Monday, October 24, 2016

Home Cookin': Pistachio Baklava with Orange Blossom Syrup

Posted By on Mon, Oct 24, 2016 at 9:21 PM

  • Astrid Lague
  • Baklava
In fifth grade, my class did a social studies unit on Greece, which culminated with a group meal. For dessert, we made baklava. Its rich and sweet layers of flaky phyllo dough, butter, honey, and nuts made an impact on me — and my taste buds.

I didn't make the decadent delicacy again until a couple of years ago, when my mother requested a Middle Eastern birthday dinner. My sister and I pored through our cookbooks, finding all sorts of delicious things to make. For dessert, I chose baklava.
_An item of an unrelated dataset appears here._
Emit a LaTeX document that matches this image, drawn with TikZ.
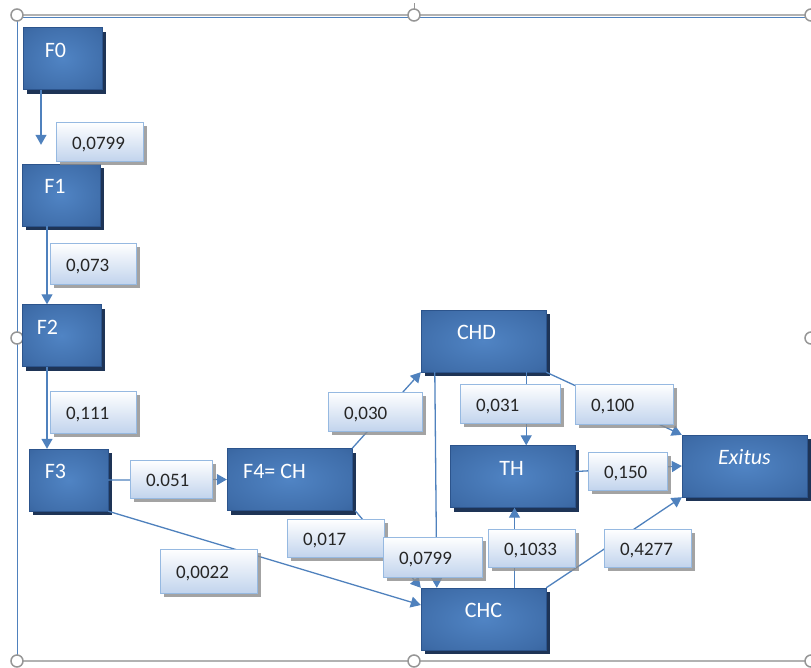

For that meal, I put a few twists on the dish. My sister and mother are not overly fond of walnuts, the traditional nutty filling for baklava.  Pistachios, though?  That's another matter. And instead of honey syrup, I used a secret weapon — orange blossom syrup, made with sugar and orange blossom water, which you can find on Amazon or at a Middle Eastern market. The ingredient adds a floral sweetness that's really incredible.

For this recipe, I used chopped pistachios and pecans, as the mixture is more affordable than just pistachios. Really, you can try any combination of nuts — walnuts, of course, would be wonderful, and hazelnuts would work, too. Don't be scared to play around!
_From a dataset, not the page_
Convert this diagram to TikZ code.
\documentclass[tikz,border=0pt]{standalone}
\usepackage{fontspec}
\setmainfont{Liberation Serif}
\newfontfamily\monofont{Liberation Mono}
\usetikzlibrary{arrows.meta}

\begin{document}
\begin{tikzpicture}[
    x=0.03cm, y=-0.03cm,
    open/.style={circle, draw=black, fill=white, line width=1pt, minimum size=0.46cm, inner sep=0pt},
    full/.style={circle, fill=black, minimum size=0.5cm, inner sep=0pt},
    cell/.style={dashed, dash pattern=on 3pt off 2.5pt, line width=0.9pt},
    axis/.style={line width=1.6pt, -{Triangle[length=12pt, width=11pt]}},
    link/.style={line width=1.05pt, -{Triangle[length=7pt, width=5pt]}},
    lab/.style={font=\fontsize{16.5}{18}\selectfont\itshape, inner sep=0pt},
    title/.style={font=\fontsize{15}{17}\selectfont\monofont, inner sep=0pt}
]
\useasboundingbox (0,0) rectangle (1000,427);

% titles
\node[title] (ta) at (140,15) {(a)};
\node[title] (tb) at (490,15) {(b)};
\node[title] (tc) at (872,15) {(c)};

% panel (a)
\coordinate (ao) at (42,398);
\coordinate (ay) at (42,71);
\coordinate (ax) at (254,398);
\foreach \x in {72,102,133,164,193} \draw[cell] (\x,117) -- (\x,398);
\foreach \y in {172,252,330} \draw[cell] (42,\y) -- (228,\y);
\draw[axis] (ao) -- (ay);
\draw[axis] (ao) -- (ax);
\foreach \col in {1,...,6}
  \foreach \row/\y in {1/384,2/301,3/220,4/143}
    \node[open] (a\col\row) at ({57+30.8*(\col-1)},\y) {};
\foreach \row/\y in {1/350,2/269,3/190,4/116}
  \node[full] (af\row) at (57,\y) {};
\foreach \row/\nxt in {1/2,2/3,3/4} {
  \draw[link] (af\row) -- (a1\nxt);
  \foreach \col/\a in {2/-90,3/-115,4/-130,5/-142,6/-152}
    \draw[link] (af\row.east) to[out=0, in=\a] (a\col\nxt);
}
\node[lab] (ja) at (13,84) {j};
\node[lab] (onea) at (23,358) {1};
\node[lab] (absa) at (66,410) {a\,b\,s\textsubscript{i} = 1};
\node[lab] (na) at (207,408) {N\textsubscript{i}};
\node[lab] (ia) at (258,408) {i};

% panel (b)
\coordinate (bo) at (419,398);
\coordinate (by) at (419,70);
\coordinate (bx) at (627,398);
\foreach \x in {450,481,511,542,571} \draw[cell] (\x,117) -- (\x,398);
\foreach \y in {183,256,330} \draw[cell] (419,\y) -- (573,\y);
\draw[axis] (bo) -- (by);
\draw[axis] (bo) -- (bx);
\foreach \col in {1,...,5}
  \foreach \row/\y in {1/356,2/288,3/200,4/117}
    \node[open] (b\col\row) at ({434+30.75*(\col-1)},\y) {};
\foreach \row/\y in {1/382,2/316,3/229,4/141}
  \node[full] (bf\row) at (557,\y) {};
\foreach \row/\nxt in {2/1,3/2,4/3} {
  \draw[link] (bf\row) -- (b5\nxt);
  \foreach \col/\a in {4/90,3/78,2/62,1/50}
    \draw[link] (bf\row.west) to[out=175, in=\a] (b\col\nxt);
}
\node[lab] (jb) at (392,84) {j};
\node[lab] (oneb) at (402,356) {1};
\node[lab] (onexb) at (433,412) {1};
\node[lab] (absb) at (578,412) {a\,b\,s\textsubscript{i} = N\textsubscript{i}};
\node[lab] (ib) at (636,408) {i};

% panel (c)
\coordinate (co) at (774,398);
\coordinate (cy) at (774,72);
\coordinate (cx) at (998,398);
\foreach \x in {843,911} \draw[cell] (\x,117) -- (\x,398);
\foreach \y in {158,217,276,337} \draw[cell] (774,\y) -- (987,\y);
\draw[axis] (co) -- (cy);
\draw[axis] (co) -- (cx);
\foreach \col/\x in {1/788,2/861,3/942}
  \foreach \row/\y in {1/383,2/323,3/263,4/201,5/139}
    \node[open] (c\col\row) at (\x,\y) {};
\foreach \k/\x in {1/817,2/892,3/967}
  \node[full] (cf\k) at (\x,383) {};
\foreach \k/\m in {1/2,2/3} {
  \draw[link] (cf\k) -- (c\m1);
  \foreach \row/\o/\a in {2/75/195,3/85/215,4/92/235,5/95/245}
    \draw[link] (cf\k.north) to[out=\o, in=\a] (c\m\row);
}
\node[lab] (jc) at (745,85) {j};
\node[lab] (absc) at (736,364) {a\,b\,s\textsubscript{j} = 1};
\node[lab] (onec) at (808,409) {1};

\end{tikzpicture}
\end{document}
The real magic of baklava happens when you pour the warm syrup over the baked layers of phyllo and nuts. It sizzles in the most satisfactory way as the syrup works its way into all of the crevices of the phyllo. The end product is a sticky, sweet confection that is undeniably delicious. Kids love it, adults love it, and the whole process is a whole lot easier than you'd think. This is one to try at home, if for no other reason than that magic sizzle.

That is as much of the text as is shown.